Se le cose non stanno migliorando abbastanza, secondo il New York Times, è perché ci sono troppe resistenze tra i paesi europei, che hanno forti legami economici con la Russia e sono reticenti rispetto all’idea di imporre sanzioni più forti. Obama dovrebbe tuttavia considerare di imporre sanzioni unilaterali, se le cose non dovessero sbloccarsi e se l’Europa dovesse continuare a temporeggiare.
L’Iran e il nucleare
Una delle iniziative più promettenti dell’amministrazione Obama ha riguardato i tentativi di evitare che l’Iran costruisse la bomba atomica. In primo luogo, scrive il New York Times, bisogna riconoscere a Obama di essersi preso un rischio molto grande a iniziare delle trattative con uno stato come l’Iran; in secondo luogo bisogna riconoscergli di aver ottenuto risultati molto buoni nonostante il Congresso abbia fatto di tutto per far fallire le trattative. Lo scorso novembre è stato trovato un primo accordo temporaneo che renderà molto difficile per l’Iran avere armi atomiche; il prossimo luglio dovrebbe essere firmato un accordo definitivo.
Israele e Palestina
Anche la gestione dei colloqui di pace tra Israele e Palestina è stata molto criticata per non aver portato a risultati concreti. Nonostante questo, secondo il New York Times i tentativi fatti dall’amministrazione sono stati validi, ben pianificati e hanno mostrato la forte volontà degli Stati Uniti di trovare una soluzione pacifica al conflitto tra israeliani e palestinesi. Anche se i risultati sono stati scarsi fino a ora, sono state gettate le basi per nuovi lavori diplomatici e dunque ne è valsa la pena.
L’uso della forza
In generale Obama è stato molto accusato per non aver usato abbastanza la forza in azioni di politica estera. Secondo il New York Times, nonostante Obama abbia avviato il ritiro delle truppe dall’Afghanistan e deciso di virare verso un approccio più diplomatico alle questioni di politica estera, non si può certo dire che abbia adottato politiche pacifiste. Obama ha autorizzato i bombardamenti in Libia che hanno portato alla caduta del regime di Gheddafi, ha dato il via libera all’operazione con cui è stato ucciso Osama bin Laden e ha aumentato il numero di attacchi con i droni in Pakistan, Yemen e Somalia, in una misura che il New York Times definisce “ben più che eccessiva”.

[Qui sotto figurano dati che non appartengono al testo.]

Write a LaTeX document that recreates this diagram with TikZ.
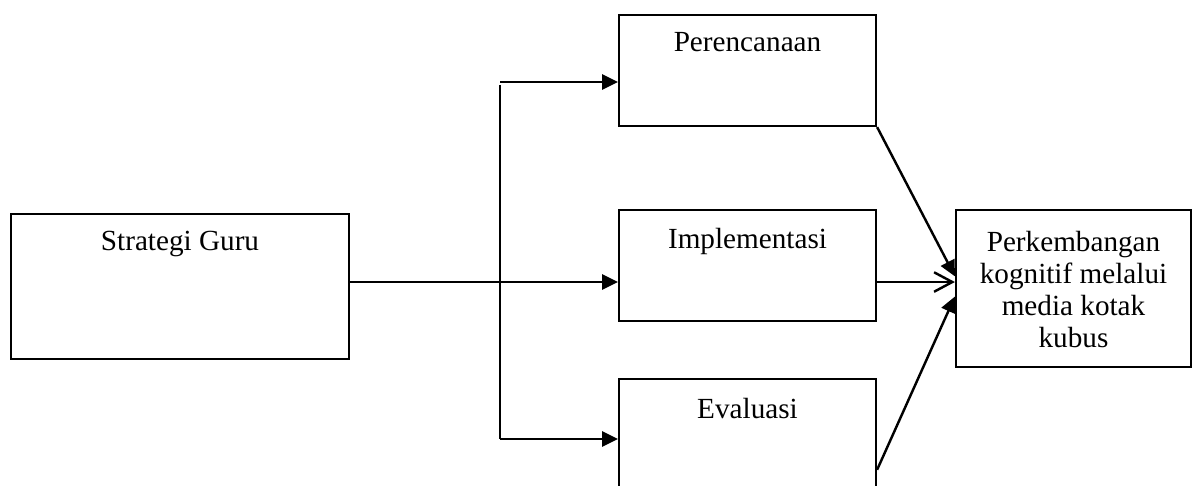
\documentclass[tikz,border=0pt]{standalone}
\usepackage{fontspec}
\setmainfont{Liberation Serif}
\usetikzlibrary{arrows.meta,positioning}
\def\pxu{0.411pt}
\tikzset{
  blok/.style={draw, line width=0.9pt, minimum width=257*\pxu, minimum height=111*\pxu, inner sep=0pt},
  judul/.style={inner sep=0pt, font=\fontsize{12}{13.2}\selectfont, align=center},
  garis/.style={line width=1pt},
  panah/.style={garis, -{Triangle[length=6.5pt,width=6.2pt]}},
  panahbuka/.style={garis, -{Straight Barb[length=7.5pt,width=8pt]}},
}
\begin{document}
\begin{tikzpicture}[x=\pxu, y=-\pxu]
\useasboundingbox (0,0) rectangle (1195,485);
\clip (0,0) rectangle (1195,485);
% kotak
\node[blok, minimum width=338*\pxu, minimum height=145*\pxu] (sg) at (180,286.5) {};
\node[blok] (per) at (747.5,70.5) {};
\node[blok] (imp) at (747.5,265.5) {};
\node[blok] (eva) at (747.5,434.5) {};
\node[blok, minimum width=235*\pxu, minimum height=157*\pxu] (pk) at (1073.5,288.5) {};
% teks
\node[judul, below=7.4pt of sg.north] (tsg) {Strategi Guru};
\node[judul, below=7.4pt of per.north] (tper) {Perencanaan};
\node[judul, below=7.8pt of imp.north] (timp) {Implementasi};
\node[judul, below=8.2pt of eva.north] (teva) {Evaluasi};
\node[judul, below=9pt of pk.north] (tpk) {Perkembangan\\kognitif melalui\\media kotak\\kubus};
% cabang
\coordinate (mid) at (500,282);
\coordinate (atas) at (500,82);
\coordinate (bawah) at (500,439);
\draw[panah] (sg.east |- mid) -- (imp.west |- mid);
\draw[garis] ([yshift=-1.2pt]atas) -- (bawah);
\draw[panah] (atas) -- (per.west |- atas);
\draw[panah] (bawah) -- (eva.west |- bawah);
% ke hasil
\draw[panah] (per.south east) -- ([yshift=5pt]pk.west);
\draw[panahbuka] (imp.east |- mid) -- (pk.west |- mid);
\draw[panah] ([yshift=-14.5pt]eva.east) -- ([yshift=-3.3pt]pk.west);
\end{tikzpicture}
\end{document}
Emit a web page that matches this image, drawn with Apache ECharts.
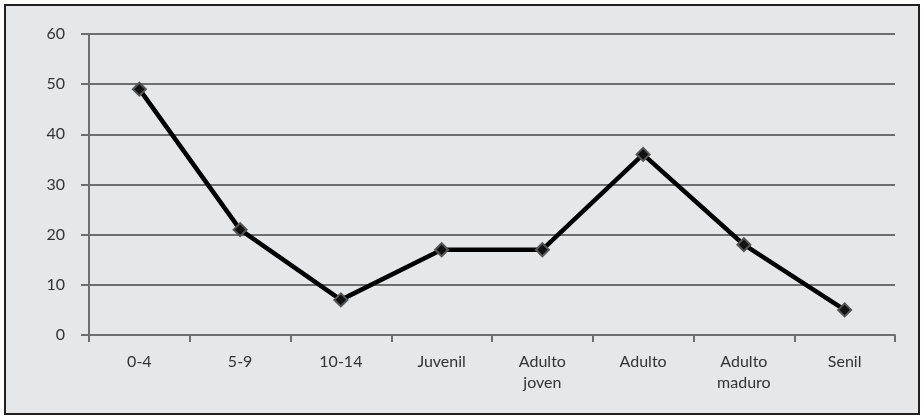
<!DOCTYPE html>
<html>
<head>
    <meta charset="utf-8">
    <title>Grupos de edad</title>
    <style>
        html, body { margin: 0; padding: 0; background: #ffffff; }
    </style>
</head>
<body>
    <div id="main" style="width: 924px;height:418px;"></div>
</body>
<script src="https://cdn.jsdelivr.net/npm/echarts@6/dist/echarts.min.js"></script>
<script>
var categories = ['0-4', '5-9', '10-14', 'Juvenil', 'Adulto\njoven', 'Adulto', 'Adulto\nmaduro', 'Senil'];
var values = [49, 21, 7, 17, 17, 36, 18, 5];
var yTicks = { min: 0, max: 60, interval: 10 };

var gridColor = '#6d6e70';
var myChart = echarts.init(document.getElementById('main'));

myChart.setOption({
    backgroundColor: '#ffffff',
    animation: false,
    graphic: [{
        type: 'rect',
        z: -10,
        shape: { x: 5, y: 5, width: 914, height: 409 },
        style: { fill: '#e6e7e8', stroke: '#231f20', lineWidth: 2 }
    }],
    grid: { //plot area
        left: 89,
        right: 29,
        top: 34,
        bottom: 83
    },
    xAxis: {
        type: 'category',
        data: categories,
        boundaryGap: true,
        axisLine: { lineStyle: { color: gridColor, width: 2 } },
        axisTick: { show: true, alignWithLabel: false, length: 7, lineStyle: { color: gridColor, width: 2 } },
        axisLabel: {
            color: '#333333',
            fontFamily: 'Lato',
            fontSize: 16,
            margin: 16,
            lineHeight: 21,
            interval: 0
        },
        splitLine: { show: false }
    },
    yAxis: {
        type: 'value',
        min: yTicks.min,
        max: yTicks.max,
        interval: yTicks.interval,
        axisLine: { show: true, lineStyle: { color: gridColor, width: 2 } },
        axisTick: { show: true, length: 8, lineStyle: { color: gridColor, width: 2 } },
        axisLabel: {
            color: '#333333',
            fontFamily: 'Lato',
            fontSize: 16,
            margin: 24
        },
        splitLine: { show: true, lineStyle: { color: gridColor, width: 2 } }
    },
    series: [{
        type: 'line',
        data: values,
        symbol: 'diamond',
        symbolSize: 13,
        itemStyle: { color: '#111111', borderColor: '#555555', borderWidth: 2 },
        lineStyle: { color: '#000000', width: 4.5 }
    }]
});
</script>
</html>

Le accuse che Obama sia stato morbido con i terroristi sono assolutamente infondate. In realtà le sue scelte sono state fin troppo simili a quelle di Bush, per farci sentire a nostro agio.
L’Egitto e la questione araba
Le rivoluzioni avvenute nel mondo arabo negli ultimi anni mostrano tutti i limiti dell’influenza americana, anche quando si sceglie di intervenire in modo più diretto che in altri casi. La situazione dell’Egitto è emblematica e mostra il paradosso in cui si è cacciata l’amministrazione Obama nel suo tentativo di sostenere la nascita di nuovi stati democratici: gli Stati Uniti hanno fornito e continuano a fornire armi e aiuti economici all’Egitto, che ora si trova governato da un regime militare che non sembra aver mantenuto le promesse della Primavera araba e che recentemente ha emesso condanne a morte per oltre 1.000 avversari politici.
In conclusione
Secondo il New York Times, se analizzata in modo non ideologico, la politica estera di Obama non è stata negativa: ci sono aspetti positivi e cose in cui però si poteva fare molto meglio. Quando era stato eletto la prima volta, Obama si era presentato come un leader del cambiamento; soprattutto in politica estera si è dovuto scontrare però con una realtà caotica e ingestibile, dove le risposte facili e univoche non sono quasi mai possibili. La posizione predominante che gli Stati Uniti si sono guadagnati negli anni, tuttavia, dipende proprio dall’aver scelto interpretazioni nette (e a volte semplicistiche) in diverse situazioni di politica estera: quindi in una certa misura è vero che il carisma internazionale degli Stati Uniti, come sostengono molti critici di Obama, è diminuito a causa della sua politica estera più cauta. Il punto quindi è che non si possono volere le due cose allo stesso tempo: una politica estera diversa da quella di Bush è fatta così e porta a queste conseguenze.
Alcune cose, tuttavia, potrebbero essere fatte meglio soprattutto in termini di comunicazione. Secondo il New York Times uno dei limiti più grandi di Obama è stato aver scelto un tono dimesso e debole per spiegare le sue posizioni di politica estera, un tono che ha esasperato i suoi sostenitori e ha offerto il fianco alle critiche dei suoi detrattori. Quando si parla di politica estera bisognerebbe essere in grado di “ispirare la squadra”: quali che siano le scelte di fondo che sono state fatte, quando Obama descrive le sue scelte spesso usa parole ed espressioni che lo fanno sembrare “debole, poco concentrato e passivo”.